=== Data extract ===

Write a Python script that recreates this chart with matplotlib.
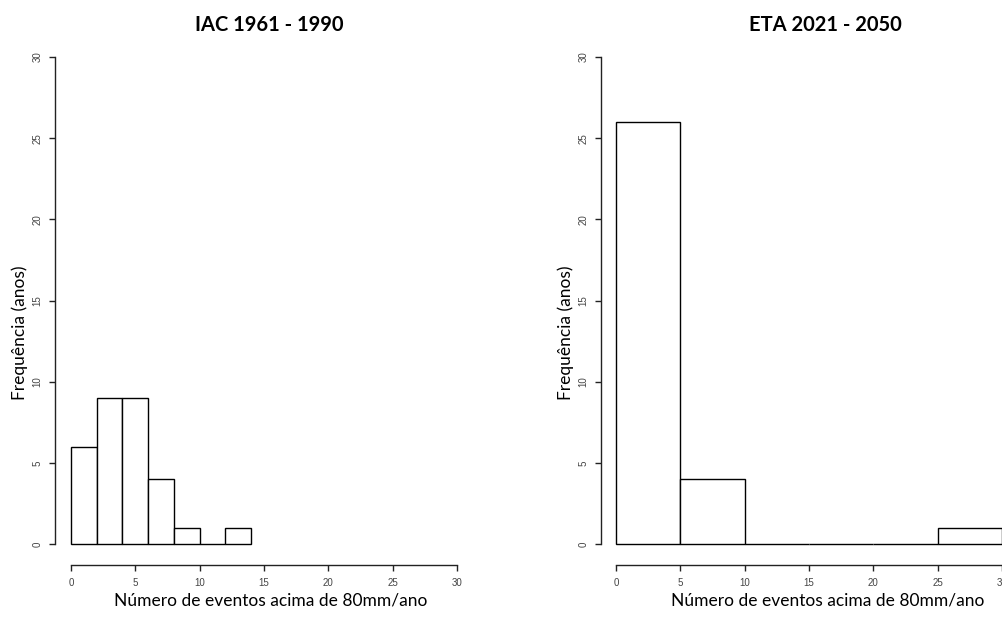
import matplotlib
matplotlib.use("Agg")
import matplotlib.pyplot as plt
import numpy as np

# histogram data (bin edges and counts)
iac_edges = [0, 2, 4, 6, 8, 10, 12, 14]
iac_counts = [6, 9, 9, 4, 1, 0, 1]
eta_edges = [0, 5, 10, 15, 20, 25, 30]
eta_counts = [26, 4, 0, 0, 0, 1]

titles = ["IAC 1961 - 1990", "ETA 2021 - 2050"]
xlabel = "Número de eventos acima de 80mm/ano"
ylabel = "Frequência (anos)"
ticks = [0, 5, 10, 15, 20, 25, 30]

W, H = 1003, 619
fig = plt.figure(figsize=(W / 100, H / 100), dpi=100)

panels = [
    # x0 px, yaxis px, edges, counts, title x, xlabel x, ylabel x
    (71, 55, iac_edges, iac_counts, 269, 271, 20),
    (616, 601, eta_edges, eta_counts, 825, 828, 566),
]

for i, (x0, yax, edges, counts, tx, lx, yx) in enumerate(panels):
    ax = fig.add_axes([x0 / W, (H - 544) / H, 386 / W, 487 / H])
    e = np.array(edges)
    ax.bar(e[:-1], counts, width=np.diff(e), align="edge",
           facecolor="white", edgecolor="black", linewidth=1.0, clip_on=False)
    ax.set_xlim(0, 30)
    ax.set_ylim(0, 30)
    ax.spines["top"].set_visible(False)
    ax.spines["right"].set_visible(False)
    ax.spines["left"].set_position(("outward", (x0 - yax) * 0.72))
    ax.spines["bottom"].set_position(("outward", 21 * 0.72))
    ax.spines["left"].set_bounds(0, 30)
    ax.spines["bottom"].set_bounds(0, 30)
    for s in ["left", "bottom"]:
        ax.spines[s].set_linewidth(1.0)
        ax.spines[s].set_color("#222222")
    ax.set_xticks(ticks)
    ax.set_yticks(ticks)
    ax.tick_params(axis="both", length=4.5, width=1.0, color="#222222",
                   labelsize=7, labelcolor="#444444", pad=4.5)
    for lab in ax.get_xticklabels() + ax.get_yticklabels():
        lab.set_family("Liberation Sans")
    plt.setp(ax.get_yticklabels(), rotation=90, va="center")
    ax.patch.set_alpha(0)

    fig.text(tx / W, 1 - 25 / H, titles[i], ha="center", va="center",
             fontsize=14.5, fontweight="bold", family="Lato")
    fig.text(lx / W, 1 - 600 / H, xlabel, ha="center", va="center",
             fontsize=12.5, family="Lato")
    fig.text(yx / W, 1 - 333 / H, ylabel, ha="center", va="center",
             rotation=90, fontsize=12.5, family="Lato")

fig.savefig("out.png", dpi=100)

===

Directive: Give all the lines above again, character for character, without pictures.

Written solution:
Write a Python script that recreates this chart with matplotlib.
import matplotlib
matplotlib.use("Agg")
import matplotlib.pyplot as plt
import numpy as np

# histogram data (bin edges and counts)
iac_edges = [0, 2, 4, 6, 8, 10, 12, 14]
iac_counts = [6, 9, 9, 4, 1, 0, 1]
eta_edges = [0, 5, 10, 15, 20, 25, 30]
eta_counts = [26, 4, 0, 0, 0, 1]

titles = ["IAC 1961 - 1990", "ETA 2021 - 2050"]
xlabel = "Número de eventos acima de 80mm/ano"
ylabel = "Frequência (anos)"
ticks = [0, 5, 10, 15, 20, 25, 30]

W, H = 1003, 619
fig = plt.figure(figsize=(W / 100, H / 100), dpi=100)

panels = [
    # x0 px, yaxis px, edges, counts, title x, xlabel x, ylabel x
    (71, 55, iac_edges, iac_counts, 269, 271, 20),
    (616, 601, eta_edges, eta_counts, 825, 828, 566),
]

for i, (x0, yax, edges, counts, tx, lx, yx) in enumerate(panels):
    ax = fig.add_axes([x0 / W, (H - 544) / H, 386 / W, 487 / H])
    e = np.array(edges)
    ax.bar(e[:-1], counts, width=np.diff(e), align="edge",
           facecolor="white", edgecolor="black", linewidth=1.0, clip_on=False)
    ax.set_xlim(0, 30)
    ax.set_ylim(0, 30)
    ax.spines["top"].set_visible(False)
    ax.spines["right"].set_visible(False)
    ax.spines["left"].set_position(("outward", (x0 - yax) * 0.72))
    ax.spines["bottom"].set_position(("outward", 21 * 0.72))
    ax.spines["left"].set_bounds(0, 30)
    ax.spines["bottom"].set_bounds(0, 30)
    for s in ["left", "bottom"]:
        ax.spines[s].set_linewidth(1.0)
        ax.spines[s].set_color("#222222")
    ax.set_xticks(ticks)
    ax.set_yticks(ticks)
    ax.tick_params(axis="both", length=4.5, width=1.0, color="#222222",
                   labelsize=7, labelcolor="#444444", pad=4.5)
    for lab in ax.get_xticklabels() + ax.get_yticklabels():
        lab.set_family("Liberation Sans")
    plt.setp(ax.get_yticklabels(), rotation=90, va="center")
    ax.patch.set_alpha(0)

    fig.text(tx / W, 1 - 25 / H, titles[i], ha="center", va="center",
             fontsize=14.5, fontweight="bold", family="Lato")
    fig.text(lx / W, 1 - 600 / H, xlabel, ha="center", va="center",
             fontsize=12.5, family="Lato")
    fig.text(yx / W, 1 - 333 / H, ylabel, ha="center", va="center",
             rotation=90, fontsize=12.5, family="Lato")

fig.savefig("out.png", dpi=100)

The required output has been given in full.